DDC provided a subcontractor to JAXA, Harris Corporation of Fort Wayne IN, with two flight SBCs for one of the key environmental sensor instruments on the satellite. Harris-built the TANSO-FTS-2 (Thermal and Near Infrared Sensor for Carbon Observation-Fourier Transform Spectrometer-2) that will measure greenhouse gases in the atmosphere. The instrument will collect high-spectral resolution data of the Earth in five bands, which enables measurement during daylight and darkness. The instrument’s unique intelligent pointing system identifies, in real time, cloud-free areas of the atmosphere, greatly increasing the amount of useable data.
“DDC’s single board computer is a key component of the Harris-built environmental instrument with its reliability and high-speed processing,” said Paul Wloszek, Harris Environmental Solutions sensors director.
“DDC is excited to have supported the JAXA/Harris team on the success of such a key instrument for the GOSAT-2 mission, which will provide important Earth science data, contributing to global greenhouse gas observations and climate change-related policies.

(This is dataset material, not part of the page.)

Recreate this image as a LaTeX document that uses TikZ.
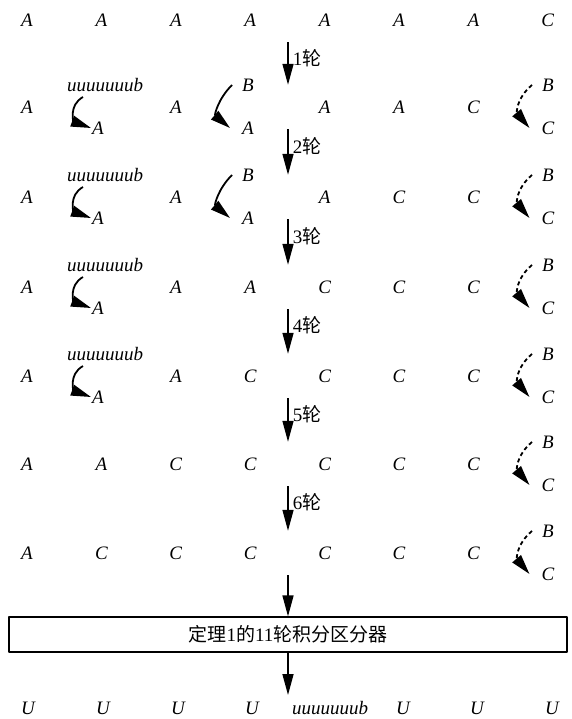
\documentclass[tikz,border=0pt]{standalone}
\usepackage{fontspec}
\setmainfont{Liberation Serif}
\newfontfamily\cjk{Noto Sans CJK SC}
\usetikzlibrary{arrows.meta}
\tikzset{ltr/.style={font=\fontsize{19}{22}\selectfont\itshape,inner sep=1pt},
  hub/.style={minimum height=44pt,minimum width=0pt,inner sep=0pt},
  rnd/.style={line width=1.5pt,-{Triangle[length=21pt,width=11pt]}},
  hop/.style={line width=1.8pt,-{Triangle[length=20pt,width=11pt]}},
  hopd/.style={hop,dash pattern=on 4pt off 3pt}}
\newcommand{\zh}[1]{{\cjk #1}}

\begin{document}
\begin{tikzpicture}[x=1pt,y=1pt,line join=round,font=\fontsize{19}{22}\selectfont]
\useasboundingbox (0,0) rectangle (571,-719);
% --- rows of states, column x = 27 + 74.4*(c-1)
\foreach \c/\l in {1/A,2/A,3/A,4/A,5/A,6/A,7/A,8/C} \node[ltr] (r0c\c) at ({27+74.4*(\c-1)},-20) {\l};
\foreach \c/\l in {1/A,3/A,5/A,6/A,7/C} \node[ltr] (r1c\c) at ({27+74.4*(\c-1)},-107) {\l};
\foreach \c/\l in {1/A,3/A,5/A,6/C,7/C} \node[ltr] (r2c\c) at ({27+74.4*(\c-1)},-197) {\l};
\foreach \c/\l in {1/A,3/A,4/A,5/C,6/C,7/C} \node[ltr] (r3c\c) at ({27+74.4*(\c-1)},-287) {\l};
\foreach \c/\l in {1/A,3/A,4/C,5/C,6/C,7/C} \node[ltr] (r4c\c) at ({27+74.4*(\c-1)},-376) {\l};
\foreach \c/\l in {1/A,2/A,3/C,4/C,5/C,6/C,7/C} \node[ltr] (r5c\c) at ({27+74.4*(\c-1)},-464) {\l};
\foreach \c/\l in {1/A,2/C,3/C,4/C,5/C,6/C,7/C} \node[ltr] (r6c\c) at ({27+74.4*(\c-1)},-553) {\l};
% --- substitutions inside a row
\foreach \r/\y in {1/-107,2/-197,3/-287,4/-376} {
  \node[ltr] (sub\r) at (105,\y+22) {uuuuuuub}; \node[ltr] (lowa\r) at (98,\y-21) {A};
  \draw[hop] ([shift={(-22,-12)}]sub\r.center) to[out=210,in=160,looseness=1.4] (lowa\r.west);
}
\foreach \r/\y in {1/-107,2/-197} {
  \node[ltr] (bb\r) at (248,\y+22) {B}; \node[ltr] (lowb\r) at (248,\y-21) {A};
  \draw[hop] ([xshift=-9pt]bb\r.west) to[out=225,in=140,looseness=1.2] ([xshift=-11pt]lowb\r.west);
}
\foreach \r/\y in {1/-107,2/-197,3/-287,4/-376,5/-464,6/-553} {
  \node[ltr] (bc\r) at (548,\y+22) {B}; \node[ltr] (lowc\r) at (548,\y-21) {C};
  \draw[hopd] ([xshift=-9pt]bc\r.west) to[out=220,in=130,looseness=1.2] ([xshift=-11pt]lowc\r.west);
}
% --- rounds down the middle
\foreach \r/\y in {0/-20,1/-107,2/-197,3/-287,4/-376,5/-464,6/-553} \node[hub] (m\r) at (288,\y) {};
\foreach \r [count=\k] in {0,...,5} \draw[rnd] (m\r) -- node[right,pos=0.37,inner sep=4pt] {\k\zh{轮}} (m\k);
\node[draw,line width=1.2pt,minimum width=558pt,minimum height=35pt,inner sep=0pt] (dist) at (288,-634.5) {\zh{定理}1\zh{的}11\zh{轮积分区分器}};
\draw[rnd] (m6) -- (dist);
\coordinate (out) at (288,-695);
\draw[rnd] (dist) -- (out);
% --- output row
\foreach \x [count=\c] in {28,103,178,252,403,477,552} \node[ltr] (u\c) at (\x,-708) {U};
\node[ltr] (ub) at (330,-708) {uuuuuuub};
\end{tikzpicture}
\end{document}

Our team would like to extend our congratulations to everyone involved on the successful launch and operation”, stated Dan Veenstra, General Manager of DDC’s Space Microelectronics group located in Poway, CA, where the SCS750® are designed and manufactured. “Since inception, more than 20 years ago, our electronic components (more than 100,000 shipped) and TRL-9 Single Board Computers have experienced zero failures in space, which will help to ensure the success of the GOSAT-2 Program.”